The best-selling mystery of all time for a reason. I never guessed.

And Then There Were None
Ten little Soldier Boys went out to dine; One choked his little self and then there were Nine.
Why read it
Ten strangers are lured to a remote island off the Devon coast, each by a different pretext, by a host none of them has ever met. Over dinner, a recorded voice accuses every one of them of getting away with murder, and then, one by one, they start to die.
Cut off from the mainland with no way to escape and no visible killer, the guests realize the deaths are following the lines of an old nursery rhyme, and that the murderer must be one of them. As paranoia tightens and the count drops, the puzzle becomes not just who is guilty but who is still alive. It is Christie's tightest and most audacious closed-circle mystery.

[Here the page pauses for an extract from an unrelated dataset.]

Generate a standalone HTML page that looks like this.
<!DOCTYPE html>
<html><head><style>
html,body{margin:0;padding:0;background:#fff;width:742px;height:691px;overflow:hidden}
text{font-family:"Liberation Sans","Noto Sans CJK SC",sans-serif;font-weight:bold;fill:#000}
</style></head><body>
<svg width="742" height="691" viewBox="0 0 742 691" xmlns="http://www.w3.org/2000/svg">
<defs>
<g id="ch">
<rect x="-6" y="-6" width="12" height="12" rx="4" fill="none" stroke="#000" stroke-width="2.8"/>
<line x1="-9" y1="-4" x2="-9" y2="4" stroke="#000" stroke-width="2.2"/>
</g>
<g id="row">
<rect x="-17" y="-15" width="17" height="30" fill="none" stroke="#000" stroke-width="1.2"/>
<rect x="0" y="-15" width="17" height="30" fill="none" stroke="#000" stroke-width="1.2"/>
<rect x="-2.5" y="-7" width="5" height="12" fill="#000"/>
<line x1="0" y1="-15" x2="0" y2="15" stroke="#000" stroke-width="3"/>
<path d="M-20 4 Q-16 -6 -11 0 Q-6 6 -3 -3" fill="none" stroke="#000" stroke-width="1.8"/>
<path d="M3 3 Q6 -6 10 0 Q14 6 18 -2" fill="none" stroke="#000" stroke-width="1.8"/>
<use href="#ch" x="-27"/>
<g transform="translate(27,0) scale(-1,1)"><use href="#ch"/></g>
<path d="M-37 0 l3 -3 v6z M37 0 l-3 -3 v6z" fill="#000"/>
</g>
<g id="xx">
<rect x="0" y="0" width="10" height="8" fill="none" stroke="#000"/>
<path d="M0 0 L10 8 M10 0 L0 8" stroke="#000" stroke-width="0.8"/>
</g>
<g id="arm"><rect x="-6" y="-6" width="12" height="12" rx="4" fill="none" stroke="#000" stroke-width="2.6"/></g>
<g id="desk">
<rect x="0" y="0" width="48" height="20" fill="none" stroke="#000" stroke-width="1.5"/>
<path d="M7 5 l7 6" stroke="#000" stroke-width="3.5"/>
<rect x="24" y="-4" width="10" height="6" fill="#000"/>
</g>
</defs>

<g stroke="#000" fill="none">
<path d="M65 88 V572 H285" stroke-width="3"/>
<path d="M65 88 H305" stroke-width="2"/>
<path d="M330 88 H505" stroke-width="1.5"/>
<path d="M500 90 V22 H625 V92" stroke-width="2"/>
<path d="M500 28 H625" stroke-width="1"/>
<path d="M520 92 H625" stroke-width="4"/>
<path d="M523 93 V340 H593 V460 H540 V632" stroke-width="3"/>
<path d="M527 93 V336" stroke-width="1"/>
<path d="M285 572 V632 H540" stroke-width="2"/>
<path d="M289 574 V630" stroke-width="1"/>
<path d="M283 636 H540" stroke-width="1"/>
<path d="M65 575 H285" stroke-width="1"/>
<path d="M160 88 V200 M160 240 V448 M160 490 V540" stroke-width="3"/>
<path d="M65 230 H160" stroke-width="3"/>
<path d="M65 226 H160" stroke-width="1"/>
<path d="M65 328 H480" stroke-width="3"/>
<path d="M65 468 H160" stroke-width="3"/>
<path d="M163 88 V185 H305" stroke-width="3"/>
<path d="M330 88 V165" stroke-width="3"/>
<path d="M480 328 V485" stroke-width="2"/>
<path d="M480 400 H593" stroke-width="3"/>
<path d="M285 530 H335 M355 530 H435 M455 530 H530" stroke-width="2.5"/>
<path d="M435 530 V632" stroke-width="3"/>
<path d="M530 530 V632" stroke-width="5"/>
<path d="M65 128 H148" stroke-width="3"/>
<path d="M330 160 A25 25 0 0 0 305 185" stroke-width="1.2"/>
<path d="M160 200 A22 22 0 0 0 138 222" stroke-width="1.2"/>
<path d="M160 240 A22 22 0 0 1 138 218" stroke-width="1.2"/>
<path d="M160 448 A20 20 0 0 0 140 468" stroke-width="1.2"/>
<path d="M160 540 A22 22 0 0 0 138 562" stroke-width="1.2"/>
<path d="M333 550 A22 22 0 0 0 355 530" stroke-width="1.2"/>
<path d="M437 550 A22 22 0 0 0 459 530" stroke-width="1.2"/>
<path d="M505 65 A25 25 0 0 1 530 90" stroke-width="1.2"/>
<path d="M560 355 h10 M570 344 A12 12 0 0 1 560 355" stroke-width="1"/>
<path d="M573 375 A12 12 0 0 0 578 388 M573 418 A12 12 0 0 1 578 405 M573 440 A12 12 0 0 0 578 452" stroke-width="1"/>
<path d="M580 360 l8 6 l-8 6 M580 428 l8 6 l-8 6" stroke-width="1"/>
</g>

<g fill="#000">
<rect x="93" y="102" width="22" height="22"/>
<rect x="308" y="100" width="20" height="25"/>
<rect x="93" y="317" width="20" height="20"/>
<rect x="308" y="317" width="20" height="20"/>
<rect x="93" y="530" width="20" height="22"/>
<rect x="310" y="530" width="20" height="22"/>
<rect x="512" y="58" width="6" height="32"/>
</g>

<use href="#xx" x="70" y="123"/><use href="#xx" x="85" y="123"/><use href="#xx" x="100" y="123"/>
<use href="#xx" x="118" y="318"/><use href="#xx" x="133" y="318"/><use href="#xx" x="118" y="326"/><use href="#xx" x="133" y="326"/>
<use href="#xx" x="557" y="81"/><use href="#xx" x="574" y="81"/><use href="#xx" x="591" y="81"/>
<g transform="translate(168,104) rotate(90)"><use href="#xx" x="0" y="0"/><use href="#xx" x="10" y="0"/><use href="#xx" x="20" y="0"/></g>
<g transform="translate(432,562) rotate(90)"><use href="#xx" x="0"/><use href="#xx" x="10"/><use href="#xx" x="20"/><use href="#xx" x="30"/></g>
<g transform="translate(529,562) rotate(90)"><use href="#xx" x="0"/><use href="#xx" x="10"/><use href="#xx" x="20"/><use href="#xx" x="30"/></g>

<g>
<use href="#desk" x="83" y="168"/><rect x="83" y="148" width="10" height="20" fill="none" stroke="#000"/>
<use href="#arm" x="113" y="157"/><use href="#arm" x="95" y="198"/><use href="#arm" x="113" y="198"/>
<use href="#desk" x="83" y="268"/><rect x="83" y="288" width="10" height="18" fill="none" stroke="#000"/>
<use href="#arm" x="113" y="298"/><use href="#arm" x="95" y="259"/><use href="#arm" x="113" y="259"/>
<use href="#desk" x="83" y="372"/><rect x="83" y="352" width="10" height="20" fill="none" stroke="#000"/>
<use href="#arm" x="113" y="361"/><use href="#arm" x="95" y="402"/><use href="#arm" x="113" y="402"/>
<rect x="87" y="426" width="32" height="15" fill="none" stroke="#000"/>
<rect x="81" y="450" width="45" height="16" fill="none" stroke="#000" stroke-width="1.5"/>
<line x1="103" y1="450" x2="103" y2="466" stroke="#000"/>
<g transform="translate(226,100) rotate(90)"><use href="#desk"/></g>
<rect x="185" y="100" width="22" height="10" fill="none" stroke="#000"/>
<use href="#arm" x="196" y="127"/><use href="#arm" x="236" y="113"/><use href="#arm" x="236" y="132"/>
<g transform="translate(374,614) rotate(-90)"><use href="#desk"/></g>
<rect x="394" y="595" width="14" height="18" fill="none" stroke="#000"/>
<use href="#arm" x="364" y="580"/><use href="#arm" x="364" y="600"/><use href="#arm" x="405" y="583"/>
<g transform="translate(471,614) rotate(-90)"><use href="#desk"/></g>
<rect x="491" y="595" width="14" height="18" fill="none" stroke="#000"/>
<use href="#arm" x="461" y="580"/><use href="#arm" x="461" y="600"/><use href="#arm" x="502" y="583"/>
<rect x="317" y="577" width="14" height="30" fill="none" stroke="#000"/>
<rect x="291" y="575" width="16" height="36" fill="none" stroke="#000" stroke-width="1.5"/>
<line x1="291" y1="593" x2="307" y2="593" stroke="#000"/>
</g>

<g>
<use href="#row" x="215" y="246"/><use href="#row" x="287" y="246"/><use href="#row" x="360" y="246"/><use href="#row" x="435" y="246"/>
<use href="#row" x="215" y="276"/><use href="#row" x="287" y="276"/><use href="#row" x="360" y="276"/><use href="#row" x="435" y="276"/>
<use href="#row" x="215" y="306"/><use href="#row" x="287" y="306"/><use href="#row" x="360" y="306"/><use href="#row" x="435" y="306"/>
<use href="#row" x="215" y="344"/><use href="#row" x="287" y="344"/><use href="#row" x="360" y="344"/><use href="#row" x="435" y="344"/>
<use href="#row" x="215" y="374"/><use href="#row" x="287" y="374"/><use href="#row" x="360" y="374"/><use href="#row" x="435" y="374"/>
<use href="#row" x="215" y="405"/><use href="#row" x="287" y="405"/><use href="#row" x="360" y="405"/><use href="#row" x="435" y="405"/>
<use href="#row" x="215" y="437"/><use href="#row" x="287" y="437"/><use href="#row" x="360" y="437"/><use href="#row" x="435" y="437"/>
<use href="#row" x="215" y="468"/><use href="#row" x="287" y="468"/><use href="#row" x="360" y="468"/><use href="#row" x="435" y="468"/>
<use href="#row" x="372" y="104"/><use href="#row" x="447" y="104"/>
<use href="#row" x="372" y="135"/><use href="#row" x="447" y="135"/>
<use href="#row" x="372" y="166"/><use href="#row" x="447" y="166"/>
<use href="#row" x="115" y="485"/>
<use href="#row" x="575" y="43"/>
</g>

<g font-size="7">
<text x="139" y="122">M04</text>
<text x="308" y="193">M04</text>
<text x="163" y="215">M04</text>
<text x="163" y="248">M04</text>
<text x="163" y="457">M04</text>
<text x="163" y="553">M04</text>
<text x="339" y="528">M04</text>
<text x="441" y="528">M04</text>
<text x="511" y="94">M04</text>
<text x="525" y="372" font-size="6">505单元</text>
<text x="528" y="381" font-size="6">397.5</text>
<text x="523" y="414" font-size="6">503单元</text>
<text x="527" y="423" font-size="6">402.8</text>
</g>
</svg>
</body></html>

Agatha Christie published this novel in 1939. It is her best-selling book and one of the best-selling novels of all time, with well over 100 million copies sold. Christie herself considered it among her most difficult to write, and it has been adapted countless times for stage, film, and television.
- 01
The perfect closed circle
With no outside suspects and no escape, the book distills mystery to its purest form: a solvable trap.
- 02
Guilt without law
Each victim escaped justice for a real crime, raising the uneasy question of who deserves to be punished.
- 03
Paranoia as engine
What awaits is the dread of watching allies turn to suspects as the survivors turn on each other.
- 04
A rhyme as blueprint
The nursery verse that predicts each death turns the whole island into a ticking, patterned machine.
The ten guests sitting frozen at dinner as a hidden gramophone recording accuses each of them, by name, of murder.
The set of ten little china soldier figurines on the dining table, which vanish one at a time as each guest dies.